- Objective -
Find every line with the string "page" in it, count them, and reply with that count only.

## Start Record extracts

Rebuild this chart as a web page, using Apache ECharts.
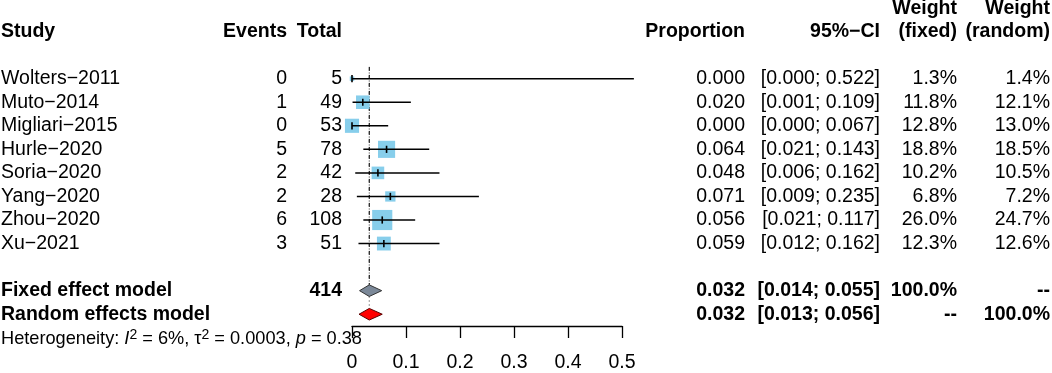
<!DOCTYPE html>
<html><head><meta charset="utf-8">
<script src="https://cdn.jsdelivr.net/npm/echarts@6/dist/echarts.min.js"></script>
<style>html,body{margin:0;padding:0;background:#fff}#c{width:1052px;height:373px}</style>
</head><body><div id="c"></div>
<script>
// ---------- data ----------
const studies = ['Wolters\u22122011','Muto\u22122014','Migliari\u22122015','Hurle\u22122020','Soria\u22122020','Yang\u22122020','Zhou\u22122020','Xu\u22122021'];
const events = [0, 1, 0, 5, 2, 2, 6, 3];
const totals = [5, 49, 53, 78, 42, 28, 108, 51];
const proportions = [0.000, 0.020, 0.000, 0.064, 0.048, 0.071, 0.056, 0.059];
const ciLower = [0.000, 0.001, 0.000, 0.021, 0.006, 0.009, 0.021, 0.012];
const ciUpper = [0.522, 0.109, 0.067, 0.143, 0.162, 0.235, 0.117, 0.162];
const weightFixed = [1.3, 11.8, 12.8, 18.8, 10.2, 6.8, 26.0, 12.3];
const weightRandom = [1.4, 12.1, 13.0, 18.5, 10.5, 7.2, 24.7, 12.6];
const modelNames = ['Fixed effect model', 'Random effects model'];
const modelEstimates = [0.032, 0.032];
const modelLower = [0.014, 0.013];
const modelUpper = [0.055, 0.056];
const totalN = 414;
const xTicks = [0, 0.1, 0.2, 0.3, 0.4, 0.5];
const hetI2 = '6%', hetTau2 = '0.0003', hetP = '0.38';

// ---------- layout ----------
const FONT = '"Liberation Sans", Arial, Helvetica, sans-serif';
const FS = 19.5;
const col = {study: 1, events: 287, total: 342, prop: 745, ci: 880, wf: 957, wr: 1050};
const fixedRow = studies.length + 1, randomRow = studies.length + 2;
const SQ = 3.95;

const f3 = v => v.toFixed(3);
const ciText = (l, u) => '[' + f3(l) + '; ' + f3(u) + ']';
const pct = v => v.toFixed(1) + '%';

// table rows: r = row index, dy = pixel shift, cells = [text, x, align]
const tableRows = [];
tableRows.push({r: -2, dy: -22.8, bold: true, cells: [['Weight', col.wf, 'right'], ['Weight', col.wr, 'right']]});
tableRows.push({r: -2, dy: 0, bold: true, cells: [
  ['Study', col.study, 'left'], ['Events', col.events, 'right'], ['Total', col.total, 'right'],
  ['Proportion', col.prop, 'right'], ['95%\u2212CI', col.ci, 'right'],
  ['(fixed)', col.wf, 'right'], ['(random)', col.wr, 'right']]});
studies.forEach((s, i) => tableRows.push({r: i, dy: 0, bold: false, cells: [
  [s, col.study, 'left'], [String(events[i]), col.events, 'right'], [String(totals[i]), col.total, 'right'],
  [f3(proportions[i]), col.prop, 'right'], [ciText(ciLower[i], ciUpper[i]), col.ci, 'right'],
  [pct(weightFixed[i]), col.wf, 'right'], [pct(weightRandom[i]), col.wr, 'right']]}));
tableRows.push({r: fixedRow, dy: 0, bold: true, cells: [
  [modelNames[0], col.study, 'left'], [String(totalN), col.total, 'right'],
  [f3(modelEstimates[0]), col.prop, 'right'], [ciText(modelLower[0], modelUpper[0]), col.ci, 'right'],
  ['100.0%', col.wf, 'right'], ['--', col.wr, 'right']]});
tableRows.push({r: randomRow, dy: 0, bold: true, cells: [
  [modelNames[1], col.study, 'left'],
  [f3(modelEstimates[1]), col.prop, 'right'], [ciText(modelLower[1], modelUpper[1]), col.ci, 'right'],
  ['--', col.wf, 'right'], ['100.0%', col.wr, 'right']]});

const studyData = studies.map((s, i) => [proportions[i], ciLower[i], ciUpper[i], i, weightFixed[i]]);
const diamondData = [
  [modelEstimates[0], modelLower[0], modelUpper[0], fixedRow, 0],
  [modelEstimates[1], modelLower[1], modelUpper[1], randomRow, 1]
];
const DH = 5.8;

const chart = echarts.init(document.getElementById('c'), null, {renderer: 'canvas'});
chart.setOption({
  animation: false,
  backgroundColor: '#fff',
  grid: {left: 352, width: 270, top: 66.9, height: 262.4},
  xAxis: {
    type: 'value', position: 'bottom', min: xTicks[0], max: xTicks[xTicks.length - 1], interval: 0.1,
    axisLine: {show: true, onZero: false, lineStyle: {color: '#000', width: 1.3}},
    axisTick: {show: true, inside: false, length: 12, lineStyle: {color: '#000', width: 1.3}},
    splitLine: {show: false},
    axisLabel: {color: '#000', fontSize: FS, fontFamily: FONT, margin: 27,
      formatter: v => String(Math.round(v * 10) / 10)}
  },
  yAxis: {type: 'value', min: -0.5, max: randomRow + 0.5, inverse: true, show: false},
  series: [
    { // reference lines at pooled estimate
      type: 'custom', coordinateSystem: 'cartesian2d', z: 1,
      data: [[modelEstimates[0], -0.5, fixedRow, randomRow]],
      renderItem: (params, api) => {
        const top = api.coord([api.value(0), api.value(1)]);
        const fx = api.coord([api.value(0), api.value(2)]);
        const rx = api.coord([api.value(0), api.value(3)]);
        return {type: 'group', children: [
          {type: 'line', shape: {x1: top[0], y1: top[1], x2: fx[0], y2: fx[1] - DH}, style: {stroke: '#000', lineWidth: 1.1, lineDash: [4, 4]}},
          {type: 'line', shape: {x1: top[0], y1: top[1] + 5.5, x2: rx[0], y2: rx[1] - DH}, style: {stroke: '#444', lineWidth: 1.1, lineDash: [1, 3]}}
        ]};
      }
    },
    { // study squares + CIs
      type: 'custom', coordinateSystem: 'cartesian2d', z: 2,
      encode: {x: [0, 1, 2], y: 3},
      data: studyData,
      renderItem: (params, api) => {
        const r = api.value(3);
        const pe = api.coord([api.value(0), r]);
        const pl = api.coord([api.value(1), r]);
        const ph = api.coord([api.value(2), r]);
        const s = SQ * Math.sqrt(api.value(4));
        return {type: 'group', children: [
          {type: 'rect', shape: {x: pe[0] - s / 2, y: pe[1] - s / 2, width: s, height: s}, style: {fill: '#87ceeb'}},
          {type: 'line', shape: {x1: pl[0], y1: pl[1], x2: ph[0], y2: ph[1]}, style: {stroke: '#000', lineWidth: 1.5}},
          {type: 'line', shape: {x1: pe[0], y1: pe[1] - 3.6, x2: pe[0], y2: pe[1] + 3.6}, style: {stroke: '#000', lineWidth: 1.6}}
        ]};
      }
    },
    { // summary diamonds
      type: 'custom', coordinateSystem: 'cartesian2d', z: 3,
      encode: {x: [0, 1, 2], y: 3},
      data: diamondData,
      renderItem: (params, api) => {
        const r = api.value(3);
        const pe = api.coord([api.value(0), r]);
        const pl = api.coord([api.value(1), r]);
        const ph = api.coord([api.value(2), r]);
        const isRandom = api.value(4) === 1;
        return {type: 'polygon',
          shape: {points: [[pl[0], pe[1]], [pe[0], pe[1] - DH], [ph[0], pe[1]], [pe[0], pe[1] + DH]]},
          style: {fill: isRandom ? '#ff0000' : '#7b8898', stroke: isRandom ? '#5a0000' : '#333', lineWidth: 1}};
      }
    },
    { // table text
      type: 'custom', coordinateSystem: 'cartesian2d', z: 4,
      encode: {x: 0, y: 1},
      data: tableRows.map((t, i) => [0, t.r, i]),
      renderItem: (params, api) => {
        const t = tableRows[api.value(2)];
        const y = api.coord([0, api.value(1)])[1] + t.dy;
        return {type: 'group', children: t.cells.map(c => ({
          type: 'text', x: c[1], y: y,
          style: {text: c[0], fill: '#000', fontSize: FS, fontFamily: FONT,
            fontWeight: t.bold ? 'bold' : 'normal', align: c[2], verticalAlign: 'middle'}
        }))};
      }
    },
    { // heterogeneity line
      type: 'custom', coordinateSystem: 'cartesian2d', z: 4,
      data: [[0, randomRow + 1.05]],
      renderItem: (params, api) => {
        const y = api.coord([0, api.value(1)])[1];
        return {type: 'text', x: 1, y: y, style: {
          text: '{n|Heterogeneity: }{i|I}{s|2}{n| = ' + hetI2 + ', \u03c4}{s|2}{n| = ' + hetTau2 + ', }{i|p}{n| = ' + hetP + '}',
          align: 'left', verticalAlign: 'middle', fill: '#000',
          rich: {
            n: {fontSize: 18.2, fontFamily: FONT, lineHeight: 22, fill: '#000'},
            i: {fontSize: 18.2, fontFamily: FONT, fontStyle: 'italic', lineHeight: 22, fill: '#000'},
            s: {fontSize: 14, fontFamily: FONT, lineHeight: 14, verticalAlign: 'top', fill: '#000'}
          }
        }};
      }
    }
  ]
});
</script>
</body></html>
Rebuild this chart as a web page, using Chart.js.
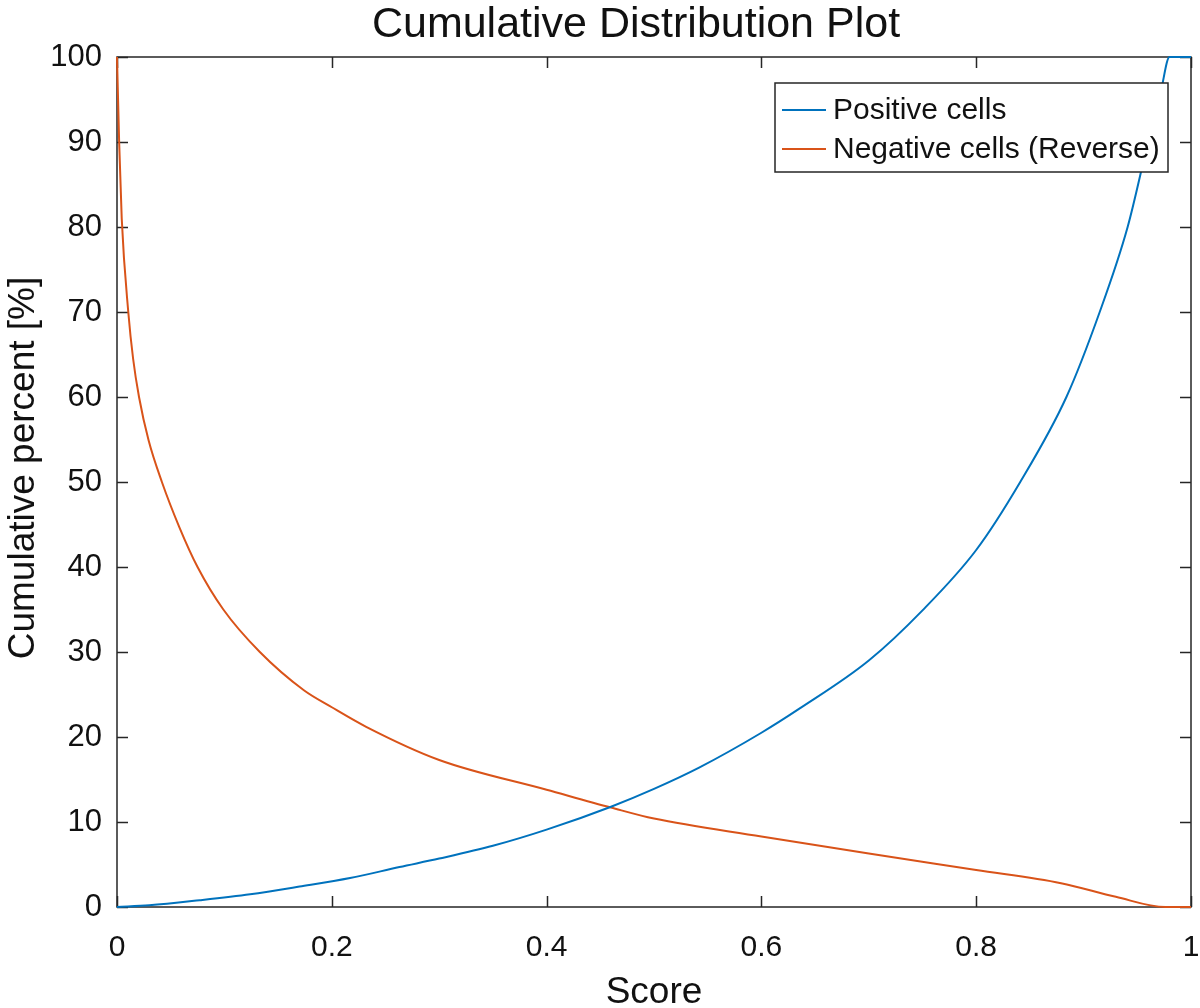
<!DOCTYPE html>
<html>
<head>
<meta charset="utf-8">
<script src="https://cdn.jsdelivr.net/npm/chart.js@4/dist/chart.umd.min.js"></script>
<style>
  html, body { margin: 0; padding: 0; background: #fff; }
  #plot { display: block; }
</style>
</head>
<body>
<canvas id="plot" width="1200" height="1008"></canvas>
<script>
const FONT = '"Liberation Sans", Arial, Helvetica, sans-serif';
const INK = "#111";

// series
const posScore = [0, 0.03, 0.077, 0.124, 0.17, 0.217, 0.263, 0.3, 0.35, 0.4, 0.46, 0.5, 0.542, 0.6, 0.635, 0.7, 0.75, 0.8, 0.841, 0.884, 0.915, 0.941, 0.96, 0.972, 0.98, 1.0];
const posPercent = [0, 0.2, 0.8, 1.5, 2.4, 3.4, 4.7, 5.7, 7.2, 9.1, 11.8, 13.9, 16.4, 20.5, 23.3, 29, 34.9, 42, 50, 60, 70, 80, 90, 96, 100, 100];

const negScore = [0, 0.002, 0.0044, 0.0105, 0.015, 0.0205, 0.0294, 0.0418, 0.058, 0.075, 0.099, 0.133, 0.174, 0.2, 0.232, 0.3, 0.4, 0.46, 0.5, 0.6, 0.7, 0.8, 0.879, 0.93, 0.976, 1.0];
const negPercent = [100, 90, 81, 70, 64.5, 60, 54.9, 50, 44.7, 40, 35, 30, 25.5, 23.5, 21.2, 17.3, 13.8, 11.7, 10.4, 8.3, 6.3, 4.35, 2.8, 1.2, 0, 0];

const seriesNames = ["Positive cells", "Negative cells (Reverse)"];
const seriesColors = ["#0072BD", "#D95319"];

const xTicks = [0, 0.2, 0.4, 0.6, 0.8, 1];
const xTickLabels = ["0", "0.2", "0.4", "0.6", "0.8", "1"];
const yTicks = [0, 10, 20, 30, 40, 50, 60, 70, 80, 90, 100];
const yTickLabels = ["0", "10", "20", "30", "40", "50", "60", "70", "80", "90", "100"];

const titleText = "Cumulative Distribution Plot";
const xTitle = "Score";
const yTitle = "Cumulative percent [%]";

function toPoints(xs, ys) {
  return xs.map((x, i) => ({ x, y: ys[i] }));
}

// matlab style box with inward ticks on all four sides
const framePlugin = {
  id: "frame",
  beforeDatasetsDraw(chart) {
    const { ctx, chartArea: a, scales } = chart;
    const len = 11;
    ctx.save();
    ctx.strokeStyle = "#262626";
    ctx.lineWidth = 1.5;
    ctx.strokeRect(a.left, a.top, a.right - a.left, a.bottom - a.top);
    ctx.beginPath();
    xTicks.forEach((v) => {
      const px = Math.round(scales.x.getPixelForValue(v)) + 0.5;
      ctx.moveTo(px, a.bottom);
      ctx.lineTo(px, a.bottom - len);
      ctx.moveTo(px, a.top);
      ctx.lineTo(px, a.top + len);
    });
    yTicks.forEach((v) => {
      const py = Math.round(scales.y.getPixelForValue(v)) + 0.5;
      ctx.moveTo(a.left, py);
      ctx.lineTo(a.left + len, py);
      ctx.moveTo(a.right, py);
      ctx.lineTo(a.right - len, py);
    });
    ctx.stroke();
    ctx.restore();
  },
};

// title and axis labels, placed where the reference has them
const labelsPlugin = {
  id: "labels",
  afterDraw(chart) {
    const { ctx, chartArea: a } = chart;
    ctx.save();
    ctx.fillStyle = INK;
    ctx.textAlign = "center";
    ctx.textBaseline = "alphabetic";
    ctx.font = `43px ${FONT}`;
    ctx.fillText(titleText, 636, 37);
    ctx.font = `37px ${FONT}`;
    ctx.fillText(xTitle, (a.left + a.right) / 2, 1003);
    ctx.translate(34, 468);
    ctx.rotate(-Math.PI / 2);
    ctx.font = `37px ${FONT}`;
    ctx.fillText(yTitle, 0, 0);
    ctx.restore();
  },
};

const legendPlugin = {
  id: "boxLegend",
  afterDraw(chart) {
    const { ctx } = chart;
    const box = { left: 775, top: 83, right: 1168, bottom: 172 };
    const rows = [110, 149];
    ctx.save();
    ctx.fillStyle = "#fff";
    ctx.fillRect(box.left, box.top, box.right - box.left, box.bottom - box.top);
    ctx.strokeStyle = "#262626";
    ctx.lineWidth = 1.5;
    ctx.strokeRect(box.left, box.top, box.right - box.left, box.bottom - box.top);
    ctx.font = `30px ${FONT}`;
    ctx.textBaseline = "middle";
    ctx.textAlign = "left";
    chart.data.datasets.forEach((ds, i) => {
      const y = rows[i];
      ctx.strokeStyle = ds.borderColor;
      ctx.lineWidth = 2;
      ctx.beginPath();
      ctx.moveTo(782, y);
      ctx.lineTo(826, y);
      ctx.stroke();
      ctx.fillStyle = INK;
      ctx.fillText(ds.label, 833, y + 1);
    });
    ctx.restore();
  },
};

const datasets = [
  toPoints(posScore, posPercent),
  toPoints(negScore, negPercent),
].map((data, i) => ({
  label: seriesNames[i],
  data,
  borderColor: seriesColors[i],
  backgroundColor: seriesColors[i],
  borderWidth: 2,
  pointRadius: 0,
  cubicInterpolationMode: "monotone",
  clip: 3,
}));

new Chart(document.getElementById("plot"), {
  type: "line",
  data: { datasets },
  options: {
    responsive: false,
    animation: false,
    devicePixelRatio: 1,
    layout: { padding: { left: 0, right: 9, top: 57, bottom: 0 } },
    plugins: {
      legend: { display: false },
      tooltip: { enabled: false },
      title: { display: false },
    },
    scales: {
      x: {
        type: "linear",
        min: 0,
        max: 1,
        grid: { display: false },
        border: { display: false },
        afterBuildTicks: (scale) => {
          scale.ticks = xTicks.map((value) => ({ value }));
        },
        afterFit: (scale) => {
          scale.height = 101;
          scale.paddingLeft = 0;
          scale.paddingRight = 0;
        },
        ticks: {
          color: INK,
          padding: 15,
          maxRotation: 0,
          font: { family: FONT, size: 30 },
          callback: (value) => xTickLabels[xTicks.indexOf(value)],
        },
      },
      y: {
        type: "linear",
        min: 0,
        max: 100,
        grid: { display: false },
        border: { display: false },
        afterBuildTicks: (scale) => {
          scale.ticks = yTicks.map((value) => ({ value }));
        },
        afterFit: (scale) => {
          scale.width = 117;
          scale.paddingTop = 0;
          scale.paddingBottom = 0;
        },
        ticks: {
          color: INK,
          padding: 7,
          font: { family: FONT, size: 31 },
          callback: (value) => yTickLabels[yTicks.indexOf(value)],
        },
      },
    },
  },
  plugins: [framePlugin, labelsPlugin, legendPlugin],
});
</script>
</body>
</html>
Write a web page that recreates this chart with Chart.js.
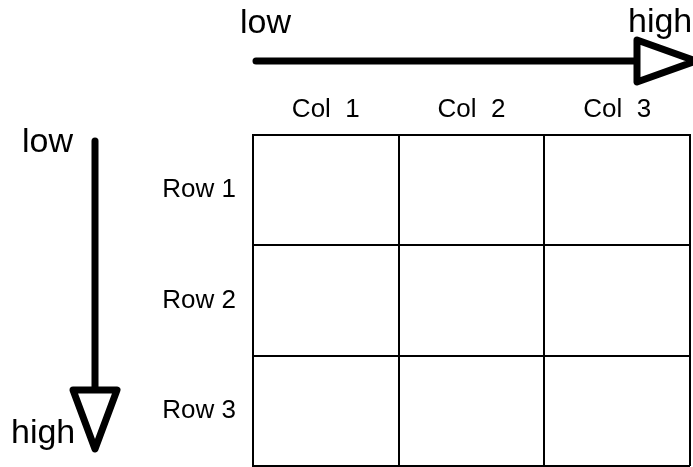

## End Record extracts

- Answer for the task -
3